Thursday, February 02, 2006

President Bush call for Congress to raise the H1-B visa cap

Today President Bush called upon Congress to raise the H1-B cap. The current H1-B cap is set to 85,000 with 20,000 reserved for graduate students and another 6,800 are set aside for workers from Chile and Singapore under terms of U.S. trade agreements with those countries.

What the President doesn't explain is why it is necessary to raise the cap. Does he contend there is a demand not being met by the American workforce? Is it in our national security that foreign nationals learn advanced skills and return to their home countries with that knowledge - making offshore outsourcing even easier?

I don't presume to know why the President feels a need to raise the cap. My guess is that the Harris Miller/ITAA lobby convinced him that American workers aren't available.

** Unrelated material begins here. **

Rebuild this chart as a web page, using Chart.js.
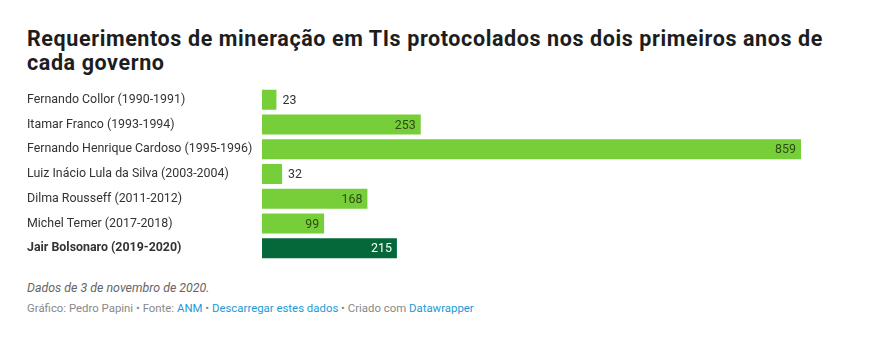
<!DOCTYPE html>
<html><head><meta charset="utf-8">
<script src="https://cdn.jsdelivr.net/npm/chart.js@4"></script>
<style>
html,body{margin:0;padding:0;background:#fff;width:869px;height:340px;overflow:hidden;font-family:Roboto,sans-serif;}
#title{position:absolute;left:27px;top:27px;width:840px;font-size:21.5px;font-weight:700;line-height:23.5px;color:#1d1d1d;letter-spacing:0.6px;white-space:nowrap;}
#wrap{position:absolute;left:27px;top:80px;width:774px;height:188px;}
#notes{position:absolute;left:27px;top:280px;font-size:12.4px;font-style:italic;color:#666;}
#source{position:absolute;left:27px;top:301px;font-size:11.4px;color:#888;}
#source a{color:#1d9ad6;text-decoration:none;}
</style></head>
<body>
<div id="title">Requerimentos de mineração em TIs protocolados nos dois primeiros anos de<br>cada governo</div>
<div id="wrap"><canvas id="c"></canvas></div>
<div id="notes">Dados de 3 de novembro de 2020.</div>
<div id="source">Gráfico: Pedro Papini • Fonte: <a>ANM</a> • <a>Descarregar estes dados</a> • Criado com <a>Datawrapper</a></div>
<script>
const categories = ["Fernando Collor (1990-1991)","Itamar Franco (1993-1994)","Fernando Henrique Cardoso (1995-1996)","Luiz Inácio Lula da Silva (2003-2004)","Dilma Rousseff (2011-2012)","Michel Temer (2017-2018)","Jair Bolsonaro (2019-2020)"];
const values = [23,253,859,32,168,99,215];
const highlighted = [false,false,false,false,false,false,true];

const LIGHT = '#76cf38', DARK = '#05683a';

const valueLabels = {
  id:'valueLabels',
  afterDatasetsDraw(chart){
    const ctx = chart.ctx;
    const meta = chart.getDatasetMeta(0);
    ctx.save();
    ctx.font = '12.4px Roboto';
    ctx.textBaseline = 'middle';
    meta.data.forEach((bar,i)=>{
      const txt = String(values[i]);
      const w = ctx.measureText(txt).width;
      const barW = bar.x - bar.base;
      if (barW > w + 12) {
        ctx.textAlign = 'right';
        ctx.fillStyle = highlighted[i] ? '#ffffff' : '#2f4a18';
        ctx.fillText(txt, bar.x - 5, bar.y + 1);
      } else {
        ctx.textAlign = 'left';
        ctx.fillStyle = '#333';
        ctx.fillText(txt, bar.x + 6, bar.y + 1);
      }
    });
    ctx.restore();
  }
};

new Chart(document.getElementById('c'), {
  type:'bar',
  data:{labels:categories, datasets:[{data:values, backgroundColor:values.map((v,i)=>highlighted[i]?DARK:LIGHT), borderWidth:0, barPercentage:0.81, categoryPercentage:1}]},
  options:{
    indexAxis:'y', responsive:true, maintainAspectRatio:false, animation:false,
    layout:{padding:0},
    plugins:{legend:{display:false}, tooltip:{enabled:false}},
    scales:{
      x:{display:false, min:0, max:859},
      y:{
        grid:{display:false, drawTicks:false}, border:{display:false},
        afterFit(s){ s.width = 235; },
        ticks:{crossAlign:'far', padding:0, color:'#333',
          font:(c)=>({family:'Roboto', size:12.4, weight: highlighted[c.index]?'bold':'normal'})}
      }
    }
  },
  plugins:[valueLabels]
});
</script>
</body></html>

Some of you may be wondering what the H1-B visa is and what all the fuss is about. The H1-B is a source of cheap skilled labor - workers who are at the mercy of the corporation sponsoring them. The H1-B is not used to fill positions because of a lack of experience; the largest group of H1-B workers are 25 years of age or younger.

The H1-B is not filling a demand unmet by American technology workers; during the past five years computer and math occupations had above average unemployment yet these occupations recieved over 40% of the guest workers. Can you seriously argue that in times of high unemployment there are not enough Americans to meet the demand?

Additionally, the H1-B visa is becoming the "feet on the ground" for companies that offshore technology work. This program enables them to more easily facilitate offshore outsourcing. Through a combination of guest worker programs designed to subsidize corporations with cheap labor, and tax laws that make it better for companies to send jobs offshore than keep them in America, workers in the United States are feeling the pressure.

The H1-B program is a cheap labor program; according to a 2005 study released by the CIS H1-B visa holders are paid on average 15% less than their American counterparts. The majority of the H1-B holders are filling a demand for low cost labor as opposed to highly skilled labor. This practice is displacing college students from entry into our markets and because of this many universities now report a drop in Computer Science enrollment.

Studies have shown that there are many technology professionals unable to find employment.
The truth is that Americans in Computer and Math occupations had employments rates as high as 120% above the average of all professions during the past five years. This is according to government data collected by the statistics arm of the Department of Labor. I presented this data in my last blog.

America is one of the most liberal nations in the world when it comes to immigration. I personally value the contributions made by immigrants. However, it makes no sense to add more workers to the job pool when Americans are willing to do the job but can't find work. We need to invest in education and have real technology initiatives in America - not just political rhetoric based on myth.

If President Bush wants to make the United States competitive again he must guarantee that American engineering and technology graduates have jobs when they finish college. Currently, that promise is being broken. Until that promise is filled it makes no sense to raise the H1-B visa cap. Can anyone seriously support raising the cap given five years of above average unemployment in the computer occupations?

Finally, we can't sit silent while our politicians make absurd claims of a shortage in American workers. The only shortage is in American jobs. Do you want a lobbyist drafting technology laws or would you like some input? This is a major reason that I am a board member on the Programmers Guild. This is an organization that every technology worker who wants a future in this profession should be supporting both financially and through action.

2 Comments:

At 1:19 AM, Blogger Sunil I said...

I would still say that skilled labour is more plentily available from Asian countries...that's cost-effective & skilled labour with good communication skills. The H1 cap being increased would serve the purpose of effective off-shoring and would definitely benefit the US Companies, their Indian counterparts / service providers & the H1 applicants themselves.

 
At 1:22 AM, Blogger Sunil I said...

I would still say that skilled labour is more plentily available from Asian countries...that's cost-effective & skilled labour with good communication skills. The H1 cap being increased would serve the purpose of effective off-shoring and would definitely benefit the US Companies, their Indian counterparts / service providers & the H1 applicants themselves. An increased H1 cap will also create higher competitiveness among students of American Universities, pursuing careers in Computer Sciences, Information Technology & Maths.